President George W. Bush would request the additional money for the Troubled Asset Relief Program, or TARP, but the incoming administration would make the case for it by laying out a series of changes in how the program is run.
More of the money would go directly to relieve homeowners threatened with foreclosure, said Senate Banking Committee Chairman Christopher Dodd, D-Conn. A fuller accounting of the money already spent is needed as well, Dodd said.
“Larry Summers made a very strong argument for why it’s important and critical for the overall recovery,” said Sen. John Kerry, D-Mass. “And I think that’s an argument that most senators understand.”
Summers sought to win over Senate Democrats even as the GOP leader of the House, John Boehner of Ohio, warned that any effort to release the additional money would “be a pretty tough sell.” Boehner appeared on CBS’ “Face The Nation.”
A request would force a vote within days on whether to block the funding, but the deck is stacked in favor of Bush and Obama winning release of the remaining $350 billion. Congress can pass a resolution disapproving the request, but the White House could veto the resolution; then, just one-third of either chamber would be needed to uphold the veto and win release of the money. Senate leaders would prefer to win a majority vote, Dodd said.
The idea is to make the money available to the new administration shortly after Obama takes office Jan. 20. The unpopular bailout has featured unconditional infusions of money into financial institutions that have done little to reveal what they’ve done with it.
The Congressional Oversight Panel raised detailed questions last week about how banks are spending the first $350 billion, how the money will combat the rising tide of home foreclosures and Treasury’s overall strategy for the rescue. In instance after instance, the panel said, the Treasury Department did not offer adequate responses.
In an interview aired Sunday on ABC’s “This Week,” Obama said he has asked his economic team to develop a set of principles to ensure more openness about how the money is spent.
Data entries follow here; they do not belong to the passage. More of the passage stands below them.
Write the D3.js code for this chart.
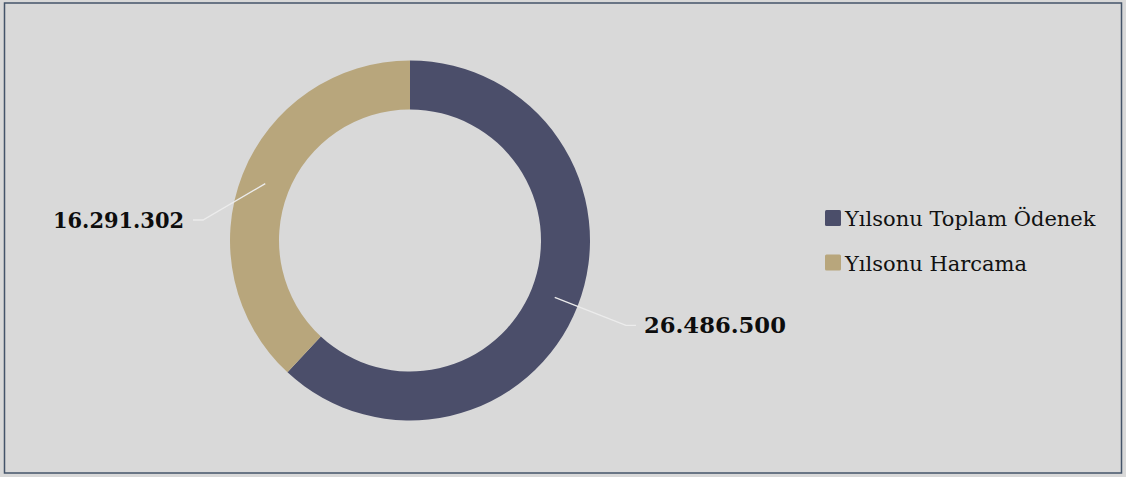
<!DOCTYPE html>
<html><head><meta charset="utf-8">
<script src="https://cdn.jsdelivr.net/npm/d3@7"></script>
<style>html,body{margin:0;padding:0;background:#d9d9d9;}svg{display:block;}</style>
</head><body>
<svg id="chart" width="1126" height="477"></svg>
<script>
const categories = ["Yılsonu Toplam Ödenek", "Yılsonu Harcama"];
const values = [26486500, 16291302];
const valueLabels = ["26.486.500", "16.291.302"];
const colors = ["#4b4e6a", "#b8a67c"];

const W = 1126, H = 477;
const cx = 410, cy = 240.5, rOuter = 180, rInner = 131;
const svg = d3.select("#chart");
svg.append("rect").attr("x", 0).attr("y", 0).attr("width", W).attr("height", H).attr("fill", "#d9d9d9");
svg.append("rect").attr("x", 4.5).attr("y", 3).attr("width", 1117).attr("height", 470)
  .attr("fill", "none").attr("stroke", "#44546a").attr("stroke-width", 1.5);

const data = categories.map((c, i) => ({cat: c, value: values[i], label: valueLabels[i], color: colors[i]}));
const pie = d3.pie().value(d => d.value).sort(null);
const arcs = pie(data);
const arc = d3.arc().innerRadius(rInner).outerRadius(rOuter);
const g = svg.append("g").attr("transform", `translate(${cx},${cy})`);
g.selectAll("path.slice").data(arcs).enter().append("path")
  .attr("class", "slice").attr("d", arc).attr("fill", d => d.data.color);

// leader lines + labels
const labelLayout = [{r: 232, tail: 10, len: 142}, {r: 232, tail: 10, len: 131}];
const midArc = d3.arc().innerRadius((rInner + rOuter) / 2).outerRadius((rInner + rOuter) / 2);
arcs.forEach((d, i) => {
  const [sx, sy] = midArc.centroid(d);
  const a = (d.startAngle + d.endAngle) / 2;
  const right = Math.sin(a) > 0;
  let [ex, ey] = d3.pointRadial(a, labelLayout[i].r);
  if (!right) { ex = -207; ey = -20.5; }
  const tx = ex + (right ? labelLayout[i].tail : -labelLayout[i].tail);
  g.append("polyline").attr("points", `${sx},${sy} ${ex},${ey} ${tx},${ey}`)
    .attr("fill", "none").attr("stroke", "#ececec").attr("stroke-width", 1.3);
  g.append("text").attr("x", tx + (right ? 8 : -9)).attr("y", ey).attr("dy", "0.36em")
    .attr("text-anchor", right ? "start" : "end")
    .attr("font-family", "DejaVu Serif, serif").attr("font-weight", "bold")
    .attr("font-size", 22).attr("fill", "#0d0d0d")
    .attr("textLength", labelLayout[i].len).attr("lengthAdjust", "spacingAndGlyphs")
    .text(d.data.label);
});

// legend
const lg = svg.append("g").attr("transform", "translate(825,210)");
const rows = lg.selectAll("g").data(data).enter().append("g")
  .attr("transform", (d, i) => `translate(0,${i * 44.5})`);
rows.append("rect").attr("width", 16).attr("height", 16).attr("rx", 1.5).attr("fill", d => d.color);
rows.append("text").attr("x", 20).attr("y", 16).attr("font-family", "DejaVu Serif, serif")
  .attr("font-size", 21).attr("fill", "#111").text(d => d.cat);
</script>
</body></html>
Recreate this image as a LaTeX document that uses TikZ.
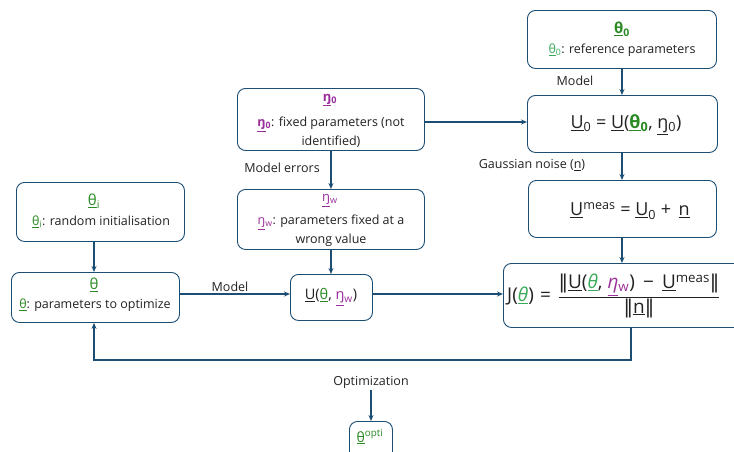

Under consideration by Obama aides and congressional Democrats are proposals to limit executive pay at institutions that receive the money and to force such institutions to get rid of any private aircraft they may own or lease.
Work continued through the weekend on Obama’s economic recovery plan, which features aid to cash-strapped state governments, $500-$1,000 tax cuts for most workers and working couples, and a huge spending package blending old-fashioned public works projects with aid to the poor and unemployed and a variety of other initiatives.